Last weekend I had a visit from an old schoolfriend who was keen on visiting Lake Como and Bellagio. We took a different approach from my excursion a week ago and jumped on a train from Milano Cadorna to Como first. Coming out of the station you go left on the waterfront to find the fast boat to take you to Como. Unfortunately I had erroneously aimed for the 11:10 boat, but we found out it only ran on Sundays, so we had to wait until 12:25, which gave us time to explore Como first. It’s a bustling little town with an impressive church, stalls in the market place and many shops and cafes. The latter were a blessing, as it was actually very cold and grey and suitably powered up by cappuccino and hot chocolate after our sightseeing walk, we took the ferry to Bellagio.

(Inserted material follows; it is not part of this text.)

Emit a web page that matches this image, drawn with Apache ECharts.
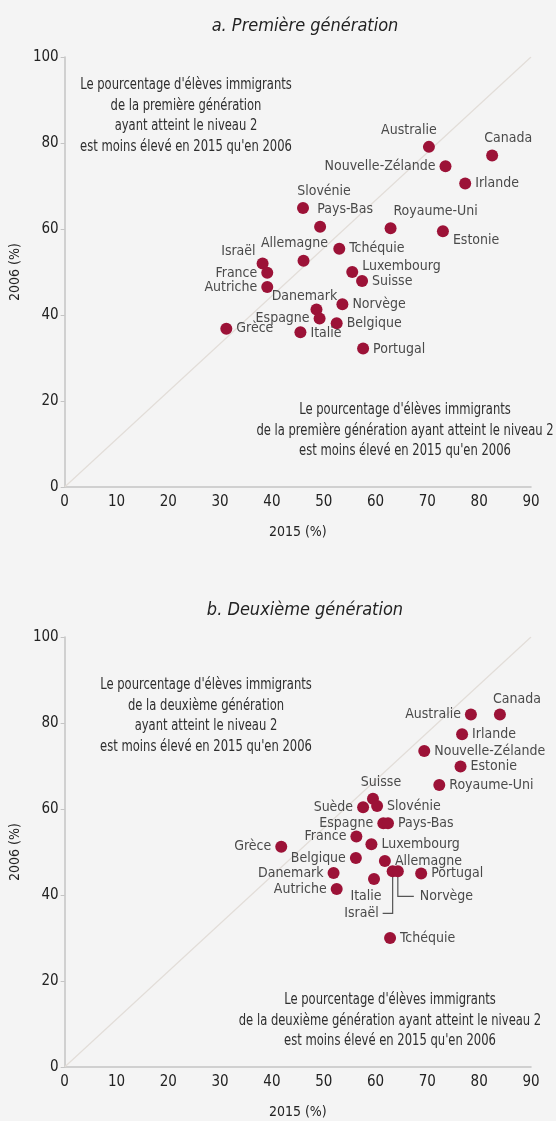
<!DOCTYPE html>
<html>
<head>
<meta charset="utf-8">
<script src="https://cdn.jsdelivr.net/npm/echarts@6/dist/echarts.min.js"></script>
<style>
  html, body { margin: 0; padding: 0; background: #f4f4f4; }
  #chart { width: 556px; height: 1121px; }
</style>
</head>
<body>
<div id="chart"></div>
<script>
// a. Première génération
const countriesA = ['Australie', 'Canada', 'Nouvelle-Zélande', 'Irlande', 'Slovénie', 'Pays-Bas',
  'Royaume-Uni', 'Estonie', 'Tchéquie', 'Allemagne', 'Israël', 'France', 'Autriche', 'Luxembourg',
  'Suisse', 'Danemark', 'Norvège', 'Espagne', 'Belgique', 'Grèce', 'Italie', 'Portugal']
const x2015A = [70.3, 82.5, 73.5, 77.3, 46.0, 49.3, 62.9, 73.0, 53.0, 46.1, 38.2, 39.1, 39.1, 55.5,
  57.4, 48.6, 53.6, 49.2, 52.5, 31.2, 45.5, 57.6]
const y2006A = [79.1, 77.1, 74.6, 70.6, 64.9, 60.5, 60.2, 59.5, 55.4, 52.6, 52.0, 49.8, 46.5, 50.0,
  47.9, 41.3, 42.5, 39.2, 38.1, 36.8, 36.0, 32.2]

// b. Deuxième génération
const countriesB = ['Australie', 'Canada', 'Irlande', 'Nouvelle-Zélande', 'Estonie', 'Royaume-Uni',
  'Suisse', 'Suède', 'Slovénie', 'Espagne', 'Pays-Bas', 'France', 'Luxembourg', 'Grèce', 'Belgique',
  'Allemagne', 'Israël', 'Norvège', 'Portugal', 'Danemark', 'Italie', 'Autriche', 'Tchéquie']
const x2015B = [78.4, 84.0, 76.7, 69.4, 76.4, 72.3, 59.5, 57.6, 60.3, 61.5, 62.4, 56.3, 59.2, 41.8,
  56.2, 61.8, 63.3, 64.3, 68.8, 51.9, 59.7, 52.5, 62.8]
const y2006B = [82.0, 82.0, 77.4, 73.5, 69.9, 65.6, 62.4, 60.4, 60.7, 56.7, 56.7, 53.6, 51.8, 51.2,
  48.6, 47.9, 45.5, 45.5, 45.0, 45.1, 43.7, 41.4, 30.0]

const xTicks = [0, 10, 20, 30, 40, 50, 60, 70, 80, 90]
const yTicks = [0, 20, 40, 60, 80, 100]

const titles = ['a. Première génération', 'b. Deuxième génération']
const noteTopA = "Le pourcentage d'élèves immigrants\nde la première génération\nayant atteint le niveau 2\nest moins élevé en 2015 qu'en 2006"
const noteBottomA = "Le pourcentage d'élèves immigrants\nde la première génération ayant atteint le niveau 2\nest moins élevé en 2015 qu'en 2006"
const noteTopB = "Le pourcentage d'élèves immigrants\nde la deuxième génération\nayant atteint le niveau 2\nest moins élevé en 2015 qu'en 2006"
const noteBottomB = "Le pourcentage d'élèves immigrants\nde la deuxième génération ayant atteint le niveau 2\nest moins élevé en 2015 qu'en 2006"

// label placement (style only)
const placeA = {
  'Australie': ['top', [-20, 0]], 'Canada': ['top', [16, 0]], 'Nouvelle-Zélande': ['left', [0, 0]],
  'Irlande': ['right', [0, 0]], 'Slovénie': ['top', [21, 0]], 'Pays-Bas': ['top', [25, 0]],
  'Royaume-Uni': ['top', [45, 0]], 'Estonie': ['right', [0, 9]], 'Tchéquie': ['right', [0, 0]],
  'Allemagne': ['top', [-9, 0]], 'Israël': ['left', [3, -12]], 'France': ['left', [0, 0]],
  'Autriche': ['left', [0, 0]], 'Luxembourg': ['right', [0, -6]], 'Suisse': ['right', [0, 0]],
  'Danemark': ['top', [-12, 4]], 'Norvège': ['right', [0, 0]], 'Espagne': ['left', [0, 0]],
  'Belgique': ['right', [0, 0]], 'Grèce': ['right', [0, 0]], 'Italie': ['right', [0, 1]],
  'Portugal': ['right', [0, 1]]
}
const placeB = {
  'Australie': ['left', [0, 0]], 'Canada': ['top', [17, 2]], 'Irlande': ['right', [0, 0]],
  'Nouvelle-Zélande': ['right', [0, 0]], 'Estonie': ['right', [0, 0]], 'Royaume-Uni': ['right', [0, 0]],
  'Suisse': ['top', [8, 1]], 'Suède': ['left', [0, 0]], 'Slovénie': ['right', [0, 0]],
  'Espagne': ['left', [0, 0]], 'Pays-Bas': ['right', [0, 0]], 'France': ['left', [0, 0]],
  'Luxembourg': ['right', [0, 0]], 'Grèce': ['left', [0, 0]], 'Belgique': ['left', [0, 0]],
  'Allemagne': ['right', [0, 0]], 'Israël': ['left', [-4, 42]], 'Norvège': ['right', [12, 25]],
  'Portugal': ['right', [0, 0]], 'Danemark': ['left', [0, 0]], 'Italie': ['bottom', [-8, 0]],
  'Autriche': ['left', [0, 0]], 'Tchéquie': ['right', [0, 0]]
}

const FONT = "'DejaVu Sans Condensed', sans-serif"
const DOT = '#9c1237'
const AXIS = '#c4c4c4'
const TEXT = '#222'

const buildPoints = (names, xs, ys, place) => names.map((n, i) => ({
  name: n,
  value: [xs[i], ys[i]],
  label: { position: place[n][0], offset: place[n][1] }
}))

const xAxisOpt = (gi) => ({
  type: 'value', gridIndex: gi, min: 0, max: xTicks[xTicks.length - 1], interval: 10,
  axisLine: { show: true, lineStyle: { color: AXIS, width: 1.5 } },
  axisTick: { show: false },
  splitLine: { show: false },
  axisLabel: { color: TEXT, fontFamily: FONT, fontSize: 15, margin: 8 },
  name: '2015 (%)', nameLocation: 'middle', nameGap: 38,
  nameTextStyle: { color: TEXT, fontFamily: FONT, fontSize: 14 }
})
const yAxisOpt = (gi) => ({
  type: 'value', gridIndex: gi, min: 0, max: yTicks[yTicks.length - 1], interval: 20,
  axisLine: { show: true, lineStyle: { color: AXIS, width: 1.5 } },
  axisTick: { show: true, length: 4, lineStyle: { color: AXIS } },
  splitLine: { show: false },
  axisLabel: { color: TEXT, fontFamily: FONT, fontSize: 15, margin: 6 },
  name: '2006 (%)', nameLocation: 'middle', nameGap: 40, nameRotate: 90,
  nameTextStyle: { color: TEXT, fontFamily: FONT, fontSize: 14 }
})

const scatterSeries = (idx, data) => ({
  type: 'scatter', xAxisIndex: idx, yAxisIndex: idx, data: data,
  symbolSize: 12, itemStyle: { color: DOT, opacity: 1 },
  label: { show: true, formatter: '{b}', color: '#4a4a4a', fontFamily: FONT, fontSize: 14, distance: 4 },
  z: 3
})
const diagSeries = (idx) => ({
  type: 'line', xAxisIndex: idx, yAxisIndex: idx, symbol: 'none', silent: true,
  data: [[xTicks[0], yTicks[0]], [xTicks[xTicks.length - 1], yTicks[yTicks.length - 1]]],
  lineStyle: { color: '#e2ddd8', width: 1.2 }, z: 1
})

const noteStyle = { fill: '#2e2e2e', font: '15.5px ' + FONT, textAlign: 'center', lineHeight: 20.5 }
const note = (x, y, text) => ({ type: 'text', x: x, y: y, scaleX: 0.83, style: Object.assign({ text: text }, noteStyle) })

const chart = echarts.init(document.getElementById('chart'))
chart.setOption({
  backgroundColor: '#f4f4f4',
  animation: false,
  title: [
    { text: titles[0], left: 300, top: 12, textAlign: 'center',
      textStyle: { fontFamily: FONT, fontStyle: 'italic', fontWeight: 'normal', fontSize: 18, color: TEXT } },
    { text: titles[1], left: 300, top: 596, textAlign: 'center',
      textStyle: { fontFamily: FONT, fontStyle: 'italic', fontWeight: 'normal', fontSize: 18, color: TEXT } }
  ],
  grid: [
    { left: 64, top: 57, width: 467, height: 430 },
    { left: 64, top: 637, width: 467, height: 430 }
  ],
  xAxis: [xAxisOpt(0), xAxisOpt(1)],
  yAxis: [yAxisOpt(0), yAxisOpt(1)],
  series: [
    diagSeries(0),
    diagSeries(1),
    scatterSeries(0, buildPoints(countriesA, x2015A, y2006A, placeA)),
    scatterSeries(1, buildPoints(countriesB, x2015B, y2006B, placeB))
  ]
})

// leader lines for Israël and Norvège (chart b), anchored on the data points
const iIsr = countriesB.indexOf('Israël')
const iNor = countriesB.indexOf('Norvège')
const pIsr = chart.convertToPixel({ seriesIndex: 3 }, [x2015B[iIsr], y2006B[iIsr]])
const pNor = chart.convertToPixel({ seriesIndex: 3 }, [x2015B[iNor], y2006B[iNor]])
chart.setOption({
  graphic: [
    note(186, 75, noteTopA),
    note(405, 400, noteBottomA),
    note(206, 675, noteTopB),
    note(390, 990, noteBottomB),
    { type: 'polyline', z: 2, shape: { points: [[pIsr[0], pIsr[1] + 5], [pIsr[0], pIsr[1] + 42], [pIsr[0] - 10, pIsr[1] + 42]] },
      style: { stroke: '#555', lineWidth: 1.2, fill: null } },
    { type: 'polyline', z: 2, shape: { points: [[pNor[0], pNor[1] + 5], [pNor[0], pNor[1] + 25], [pNor[0] + 16, pNor[1] + 25]] },
      style: { stroke: '#555', lineWidth: 1.2, fill: null } }
  ]
})
</script>
</body>
</html>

That was a great trip and I highly recommend this approach. The ferry takes about 40 minutes and stops at various villages, one more picturesque than the other, even in grey and overcast weather. We admired the precision throwing skills of the ferry staff who would manage to get the rope loop around the hook at each location without fail the first throw. In Bellagio we walked around for some views first and then found a cosy and warm restaurant to fuel our bodies up again against the cold. Sadly this Saturday the weather really wasn’t conducive to sitting in the sun sipping a Negroni. The boat trip back to Como went fast and this time we were in the front seats (inside!) with a great view of our entire journey.

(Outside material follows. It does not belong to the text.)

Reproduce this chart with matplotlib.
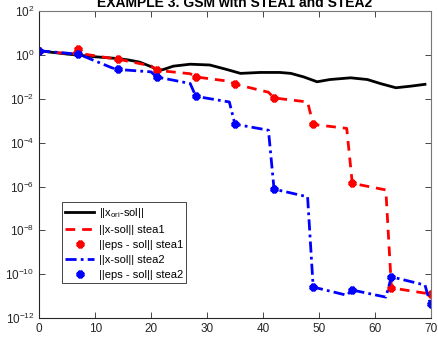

Sunday was spent sightseeing in Milano. We headed out first for some breakfast at a pastry shop in the centre (pistachio croissants, anyone?) and then headed to the Duomo to see if we could secure tickets. The queue for buying the tickets seemed to be at least 30 minutes and the queue for getting in looked even longer, so after a brief war council we decided not to proceed with the Duomo, but instead keep walking, and enjoy the sunshine outside. We walked to the Castello Sforzesco, an impressive castle in the city that features multiple museums. We ignored the museums and explored the park behind it instead, soaking up the sun.

That put us close to our lunch venue on the rooftop of the Triennale building. A bit upmarket, but with a great view over Milan from its terrace (both inside and outside). Beautiful food too and we indulged in a spinach salad with burrata and walnuts and a fine glass of wine. After that we had to walk off the burrata and walked over to the Navigli – the canals of Milan. I didn’t know there were canals here, but someone told me about them and I can confirm this is a great place to walk around, have lunch, coffee or an aperitivo. It’s a picturesque location and we whiled away a nice hour there before heading back to the apartment. And so ended another weekend.